Одним словом, как только структура нормального научного сообщества расшатывается, выдвижение радикально новых идей (революционных) становится делом необходимым. Причем революционность определяется не радикальностью идей или принципиально новыми фактами, ранее науке неизвестными, а безосновательным ниспровержением вчерашних авторитетов, идеологической демагогией и напором. Лидеры подобной «революционной науки», как правило, безграмотны или беспринципны, ибо они предпочитают (иначе нельзя) собрание и трибуну кабинету и лаборатории. Они надолго становятся признанными корифеями подобной науки [286]. Это касается всех четырех наших героев: Т.Д. Лысенко, Н.Я. Марра, М.Н. Покровского и А.Т. Фоменко.
Путь к лидерству они прокладывали себе сами, но не без помощи коллег, ибо научное сообщество, особенно в тоталитарные времена, всегда расслоено на соглашателей, предателей и бойцов. Соглашателей обычно много больше. Они и протаптывают дорогу своему лидеру.
Приведение страны в состояние устойчивого единомыслия как бы мимоходом решало еще одну наиважнейшую для большевиков задачу – формирование общественного мнения. Отпала необходимость в тонких методах его подготовки, ибо прелесть единомыслия в том и состояла, что достаточно было одной передовицы в «Правде», чтобы вся страна в тот же день заговорила ее словами.

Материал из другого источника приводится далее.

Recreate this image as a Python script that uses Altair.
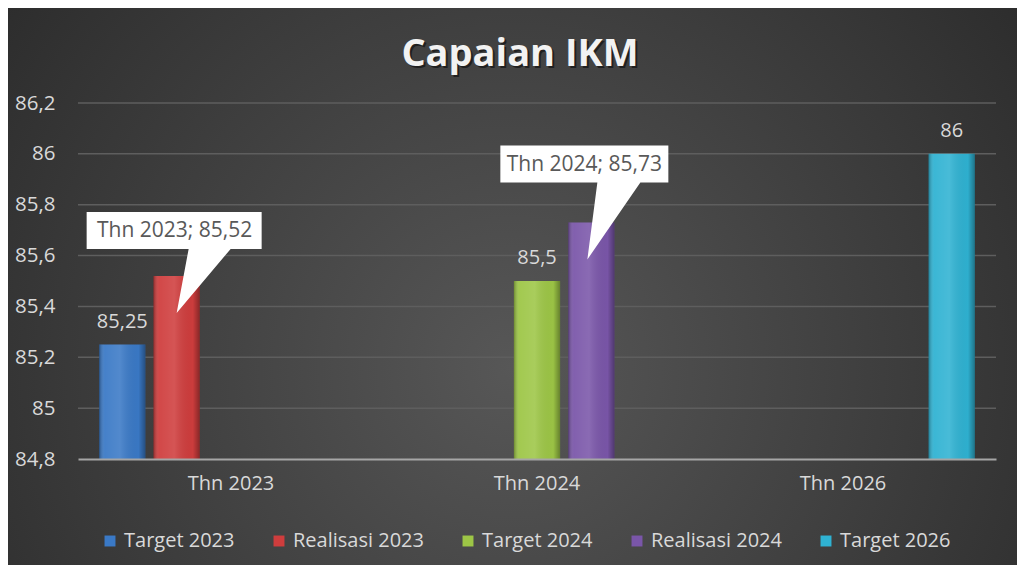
import altair as alt
import pandas as pd

# ---- data ----
categories = ["Thn 2023", "Thn 2023", "Thn 2024", "Thn 2024", "Thn 2026"]
series = ["Target 2023", "Realisasi 2023", "Target 2024", "Realisasi 2024", "Target 2026"]
values = [85.25, 85.52, 85.5, 85.73, 86.0]
category_order = ["Thn 2023", "Thn 2024", "Thn 2026"]
target_series = ["Target 2023", "Target 2024", "Target 2026"]
y_ticks = [84.8, 85.0, 85.2, 85.4, 85.6, 85.8, 86.0, 86.2]
title_text = "Capaian IKM"

colors = ["#3a79c6", "#cf3d3d", "#9dc646", "#7a56a9", "#2fb2d2"]

df = pd.DataFrame({"cat": categories, "series": series, "value": values})
grid_df = pd.DataFrame({"value": y_ticks[1:]})

W, H = 918, 356
FONT = "Open Sans"
LABEL = "#d9d9d9"
BASE = y_ticks[0]

x_enc = alt.X(
    "cat:N", sort=category_order,
    scale=alt.Scale(paddingInner=0, paddingOuter=0),
    axis=alt.Axis(title=None, labelAngle=0, labelFont=FONT, labelFontSize=20,
                  labelColor=LABEL, labelPadding=14, ticks=False, tickSize=0,
                  domainColor="#a6a6a6", domainWidth=2, zindex=1),
)
xo_enc = alt.XOffset("series:N", sort=series,
                     scale=alt.Scale(paddingInner=0.15, paddingOuter=0.39))
y_scale = alt.Scale(domain=[y_ticks[0], y_ticks[-1]], nice=False, zero=False)
y_enc = alt.Y(
    "value:Q", scale=y_scale,
    axis=alt.Axis(title=None, values=y_ticks,
                  labelExpr="replace(toString(round(datum.value*10)/10), '.', ',')",
                  labelFont=FONT, labelFontSize=20.5, labelColor=LABEL,
                  labelPadding=23, ticks=False, tickSize=0, domain=False,
                  grid=False, zindex=1),
)
y2_enc = alt.Y2(datum=BASE)

base = alt.Chart(df).transform_calculate(
    lab="replace(toString(datum.value), '.', ',')"
)

# background panel (radial gradient like the source)
bg = alt.Chart(pd.DataFrame({"a": [0]})).mark_rect(
    fill={"gradient": "radial", "x1": 0.5, "y1": 0.58, "r1": 0,
          "x2": 0.5, "y2": 0.58, "r2": 0.72,
          "stops": [{"offset": 0, "color": "#575757"},
                    {"offset": 1, "color": "#262626"}]},
    clip=False,
).encode(x=alt.value(-70), x2=alt.value(W + 21), y=alt.value(-95), y2=alt.value(H + 106))

# horizontal gridlines (behind the bars)
grid = alt.Chart(grid_df).mark_rule(color="#5e5e5e", strokeWidth=1.5).encode(
    y=alt.Y("value:Q", scale=y_scale)
)

bars = base.mark_bar(clip=True).encode(
    x=x_enc, xOffset=xo_enc, y=y_enc, y2=y2_enc,
    color=alt.Color(
        "series:N", sort=series,
        scale=alt.Scale(domain=series, range=colors),
        legend=alt.Legend(title=None, orient="none", direction="horizontal", columns=5,
                          legendX=22, legendY=428, labelFont=FONT, labelFontSize=20,
                          labelColor=LABEL, symbolType="square", symbolSize=120,
                          symbolStrokeWidth=0, labelOffset=4, columnPadding=34,
                          labelLimit=300),
    ),
)

shade = base.mark_bar(
    clip=True,
    fill={"gradient": "linear", "x1": 0, "y1": 0, "x2": 1, "y2": 0,
          "stops": [{"offset": 0, "color": "rgba(0,0,0,0.30)"},
                    {"offset": 0.12, "color": "rgba(255,255,255,0.06)"},
                    {"offset": 0.45, "color": "rgba(255,255,255,0.12)"},
                    {"offset": 0.85, "color": "rgba(0,0,0,0.02)"},
                    {"offset": 1, "color": "rgba(0,0,0,0.35)"}]},
).encode(x=x_enc, xOffset=xo_enc, y=y_enc, y2=y2_enc)

target_labels = base.transform_filter(
    alt.FieldOneOfPredicate(field="series", oneOf=target_series)
).mark_text(font=FONT, fontSize=20, color=LABEL, baseline="alphabetic", dy=-17).encode(
    x=x_enc, xOffset=xo_enc, y=y_enc, text="lab:N"
)

callout_shapes = [
    ("Realisasi 2023",
     "M -0.90 -0.64 L 0.85 -0.64 L 0.85 -0.27 L 0.54 -0.27 L 0 0.37 L 0.12 -0.27 L -0.90 -0.27 Z",
     -2, -45),
    ("Realisasi 2024",
     "M -0.91 -0.77 L 0.77 -0.77 L 0.77 -0.40 L 0.49 -0.40 L -0.04 0.37 L 0.06 -0.40 L -0.91 -0.40 Z",
     -7, -58),
]
callouts = []
for ser, path, tdx, tdy in callout_shapes:
    sub = base.transform_filter(alt.datum.series == ser).transform_calculate(
        ctext="datum.cat + '; ' + datum.lab"
    )
    callouts.append(
        sub.mark_point(shape=path, size=40000, filled=True, fill="white",
                       opacity=1, strokeWidth=0).encode(x=x_enc, xOffset=xo_enc, y=y_enc)
    )
    callouts.append(
        sub.mark_text(font=FONT, fontSize=21, color="#595959", align="center",
                      baseline="middle", dx=tdx, dy=tdy).encode(
            x=x_enc, xOffset=xo_enc, y=y_enc, text="ctext:N")
    )

title_df = pd.DataFrame({"t": [title_text]})
title_shadow = alt.Chart(title_df).mark_text(
    font=FONT, fontSize=38, fontWeight="bold", color="#000000", opacity=0.5,
    align="center", baseline="middle", dx=2, dy=2,
).encode(x=alt.value(442), y=alt.value(-48), text="t:N")
title = alt.Chart(title_df).mark_text(
    font=FONT, fontSize=38, fontWeight="bold", color="#f2f2f2",
    align="center", baseline="middle",
).encode(x=alt.value(442), y=alt.value(-48), text="t:N")

chart = alt.layer(bg, grid, bars, shade, target_labels, *callouts, title_shadow, title).properties(
    width=W, height=H,
    padding={"left": 70, "top": 95, "right": 21, "bottom": 106},
    autosize=alt.AutoSizeParams(type="none"),
    background="#2e2e2e",
).configure_view(stroke=None)

chart.save("out.html", embed_options={"renderer": "svg", "actions": False})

Немаловажно и то, что тщательной иерархизации постов была поставлена в однозначное соответствие дозировка прав, возможностей и даже конкретных знаний.
[280] Почему в СССР трудно быть ученым (переписка А.Е. Чичибабина). Публикация Ю.И. Соловьева // Вестник РАН. 1993. Т. 63. № 6. С. 521.
[281] Зам. председателя ОГПУ Г.Г. Ягода 9 января 1930 г. писал Сталину, что помимо «монархической группировки» С.Ф. Платонова действует и группировка во главе с Ферсманом и Ольденбургом – она противодействовала «советскому влиянию» в Академии (См.: Вестник архива президента РФ. 1997. № 4. С. 100). Антисоветчиками в этой записке значились также В.И. Вернадский и А.Н. Крылов.
[282]Крылов В.В. Мартиролог исследователей древнерусской литературы // Вестник РАН. 1994. Т. 64. № 2. С. 147 – 154.
[283]Есаков В.Д. Почему П.Л. Капица стал невыездным // Вестник РАН. 1997. Т. 67. № 6. С. 543 – 553.